Combining Long and Short DNA Reads for Unprecedented Accuracy in Cancer Genomics

Based on research by W. Gallego Gomez, E. Grassi, A. Bertotti, and G. Urgese

The Challenge in Cancer Genomics

Detecting the large-scale genetic alterations that drive cancer is a critical but notoriously difficult task.

The Problem with SVs

Somatic Structural Variants (SVs) are large DNA changes that can initiate or accelerate cancer. However, they are often missed by standard methods, which struggle to distinguish true cancer-driving mutations from benign germline variants and technical artifacts.

Low Precision & Recall

Existing SV calling tools, especially for long-read sequencing, are often hampered by low precision (many false positives) or low recall (missing true variants). This uncertainty complicates research and clinical validation efforts.

Our Ensemble Solution: A Multi-Layered Pipeline

We developed a novel method that combines the strengths of multiple tools and data types to produce a single, high-confidence ranked list of somatic deletions.

Step 1: Data Input

The process begins with paired Tumor and Normal samples, each sequenced with two technologies.

Normal Sample

Long Reads (Nanopore) + Short Reads (Illumina)

Tumor Sample

Long Reads (Nanopore) + Short Reads (Illumina)

Step 2: Long-Read SV Calling

Three specialized long-read SV callers analyze the data independently to identify potential somatic variants.

NanomonSV SAVANA CuteSV

Step 3: Ensemble & Validation

The results are merged (Ensemble) and cross-validated using evidence from the high-precision short-read data, increasing confidence in each call.

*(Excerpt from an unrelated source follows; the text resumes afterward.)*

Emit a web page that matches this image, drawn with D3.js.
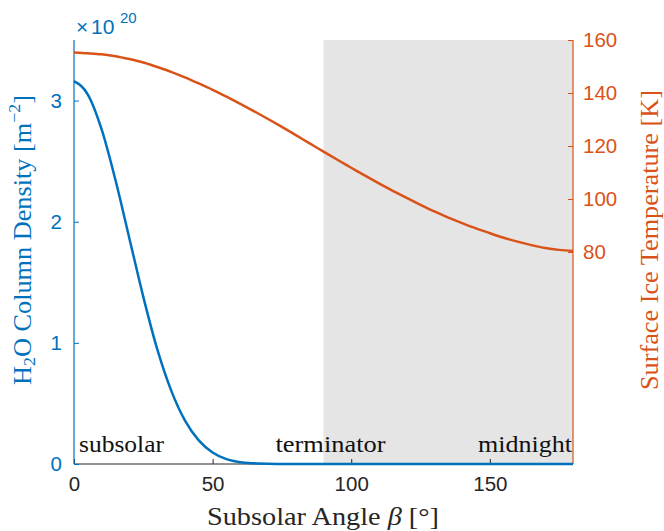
<!DOCTYPE html>
<html>
<head>
<meta charset="utf-8">
<script src="https://cdn.jsdelivr.net/npm/d3@7/dist/d3.min.js"></script>
<style>
  html, body { margin: 0; padding: 0; background: #fff; }
  svg { display: block; }
</style>
</head>
<body>
<svg id="chart" width="664" height="531"></svg>
<script>
// Subsolar angle samples (degrees)
const beta = [0, 5, 10, 15, 20, 25, 30, 35, 40, 45, 50, 55, 60, 65, 70, 75, 80, 85, 90,
              95, 100, 105, 110, 115, 120, 125, 130, 135, 140, 145, 150, 155, 160, 165, 170, 175, 180];
// H2O column density (units of 1e20 m^-2)
const density = [3.16, 3.05, 2.76, 2.34, 1.86, 1.38, 0.95, 0.61, 0.36, 0.195, 0.095, 0.04, 0.015, 0.006, 0.002, 0.0006, 0.0002, 0, 0,
                 0, 0, 0, 0, 0, 0, 0, 0, 0, 0, 0, 0, 0, 0, 0, 0, 0, 0];
// Surface ice temperature (K)
const temperature = [155.3, 155.0, 154.6, 153.9, 152.8, 151.5, 149.8, 148.0, 145.9, 143.6, 141.2, 138.6, 135.9, 133.1, 130.2, 127.2, 124.1, 121.0, 117.9,
                     114.8, 111.8, 108.8, 105.9, 103.1, 100.4, 97.8, 95.3, 93.0, 90.9, 88.9, 87.1, 85.4, 83.9, 82.6, 81.5, 80.8, 80.4];

const xTicks = [0, 50, 100, 150];
const leftTicks = [0, 1, 2, 3];
const rightTicks = [80, 100, 120, 140, 160];
const nightRange = [90, 180];
const regionLabels = ["subsolar", "terminator", "midnight"];

const blue = "#0072BD", orange = "#D95319", axisGray = "#262626";
const plotL = 74, plotR = 573, plotT = 40, plotB = 464;

const svg = d3.select("#chart");
const x = d3.scaleLinear().domain([0, 180]).range([plotL, plotR]);
const yL = d3.scaleLinear().domain([0, 3.5]).range([plotB, plotT]);
const yR = d3.scaleLinear().domain([0, 160]).range([plotB, plotT]);

// night side shading
svg.append("rect")
  .attr("x", x(nightRange[0])).attr("y", plotT)
  .attr("width", x(nightRange[1]) - x(nightRange[0]))
  .attr("height", plotB - plotT)
  .attr("fill", "#e5e5e5");

const sans = "'Liberation Sans', Arial, Helvetica, sans-serif";
const serif = "'Liberation Serif', 'Times New Roman', serif";

// bottom axis
const gx = svg.append("g").attr("transform", `translate(0,${plotB})`)
  .call(d3.axisBottom(x).tickValues(xTicks).tickSize(-5).tickPadding(12).tickFormat(d3.format("d")));
gx.select(".domain").attr("stroke", axisGray).attr("d", `M${plotL},0H${plotR}`);
gx.selectAll(".tick line").attr("stroke", axisGray);
gx.selectAll(".tick text").attr("fill", axisGray).attr("font-family", sans).attr("font-size", 20.5).attr("dy", "0.71em");

// left axis
const gl = svg.append("g").attr("transform", `translate(${plotL},0)`)
  .call(d3.axisLeft(yL).tickValues(leftTicks).tickSize(-5).tickPadding(12).tickFormat(d3.format("d")));
gl.select(".domain").attr("stroke", blue).attr("stroke-width", 1.2).attr("d", `M0,${plotT}V${plotB}`);
gl.selectAll(".tick line").attr("stroke", blue);
gl.selectAll(".tick text").attr("fill", blue).attr("font-family", sans).attr("font-size", 20.5);

// right axis
const gr = svg.append("g").attr("transform", `translate(${plotR},0)`)
  .call(d3.axisRight(yR).tickValues(rightTicks).tickSize(-5).tickPadding(10).tickFormat(d3.format("d")));
gr.select(".domain").attr("stroke", orange).attr("stroke-width", 1.2).attr("d", `M0,${plotT}V${plotB}`);
gr.selectAll(".tick line").attr("stroke", orange);
gr.selectAll(".tick text").attr("fill", orange).attr("font-family", sans).attr("font-size", 20.5);

// temperature curve
svg.append("path")
  .datum(beta.map((b, i) => [b, temperature[i]]))
  .attr("fill", "none").attr("stroke", orange).attr("stroke-width", 2.5)
  .attr("d", d3.line().x(d => x(d[0])).y(d => yR(d[1])).curve(d3.curveMonotoneX));

// region annotations
const annoX = [x(0) + 5, x(90) - 48, x(180) - 1];
const annoW = [85, 110, 94];
const annoAnchor = ["start", "start", "end"];
regionLabels.forEach((t, i) => {
  svg.append("text")
    .attr("x", annoAnchor[i] === "end" ? annoX[i] - annoW[i] : annoX[i])
    .attr("y", 452)
    .attr("font-family", serif).attr("font-size", 23)
    .attr("fill", "#111")
    .attr("textLength", annoW[i]).attr("lengthAdjust", "spacingAndGlyphs")
    .text(t);
});

// density curve
svg.append("path")
  .datum(beta.map((b, i) => [b, density[i]]))
  .attr("fill", "none").attr("stroke", blue).attr("stroke-width", 2.5)
  .attr("d", d3.line().x(d => x(d[0])).y(d => yL(d[1])).curve(d3.curveMonotoneX));

// exponent marker for the left axis
svg.append("text").attr("x", 76).attr("y", 34).attr("fill", blue)
  .attr("font-family", sans).attr("font-size", 21).text("×");
svg.append("text").attr("x", 91).attr("y", 34).attr("fill", blue)
  .attr("font-family", sans).attr("font-size", 21).text("10");
svg.append("text").attr("x", 120).attr("y", 23).attr("fill", blue)
  .attr("font-family", sans).attr("font-size", 15).text("20");

// x label
const xl = svg.append("text").attr("x", 207).attr("y", 525)
  .attr("font-family", serif).attr("font-size", 25).attr("fill", axisGray)
  .attr("textLength", 232).attr("lengthAdjust", "spacingAndGlyphs");
xl.append("tspan").text("Subsolar Angle ");
xl.append("tspan").attr("font-style", "italic").text("β");
xl.append("tspan").text(" [°]");

// left y label
const yl = svg.append("text")
  .attr("transform", `translate(31,240) rotate(-90)`)
  .attr("text-anchor", "middle")
  .attr("font-family", serif).attr("font-size", 25).attr("fill", blue)
  .attr("textLength", 290).attr("lengthAdjust", "spacingAndGlyphs");
yl.append("tspan").text("H");
yl.append("tspan").attr("font-size", 17).attr("dy", 4).text("2");
yl.append("tspan").attr("dy", -4).text("O Column Density [m");
yl.append("tspan").attr("font-size", 17).attr("dy", -11).text("−2");
yl.append("tspan").attr("dy", 11).text("]");

// right y label
svg.append("text")
  .attr("transform", `translate(658,240) rotate(-90)`)
  .attr("text-anchor", "middle")
  .attr("font-family", serif).attr("font-size", 25).attr("fill", orange)
  .attr("textLength", 300).attr("lengthAdjust", "spacingAndGlyphs")
  .text("Surface Ice Temperature [K]");
</script>
</body>
</html>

Final Output: Ranked Somatic Deletions

The final result is a ranked list, prioritizing deletions with the strongest evidence from all sources, ready for downstream analysis and validation.

Precision & Power: The Benchmark Results

Our method was evaluated against the gold-standard Espejo Valle-Inclan benchmark, demonstrating a significant improvement in accuracy.

35/38
True Positives Detected

Successfully identified 92% of the curated somatic deletions in the truth set.

3
High-Scoring False Positives

The ranking system effectively filtered out noise, with most false positives receiving low scores.

Performance Comparison

Our Ensemble
SAVANA
NanomonSV
Precision
Recall

The Impact: Accelerating Cancer Research

This ensemble method provides a more robust foundation for studying the role of structural variants in cancer.

Prioritize and Validate

The ranked output allows researchers to focus experimental validation efforts on the most promising SV candidates, saving significant time, effort, and resources.

Increase Confidence

By integrating multiple callers and data types, our approach mitigates the weaknesses of individual tools, producing a more reliable and trustworthy set of somatic SVs.

Enable Future Discoveries

A robust method for SV detection is instrumental for future single- and pan-cancer studies, helping to fully define the landscape of genomic instability in cancer.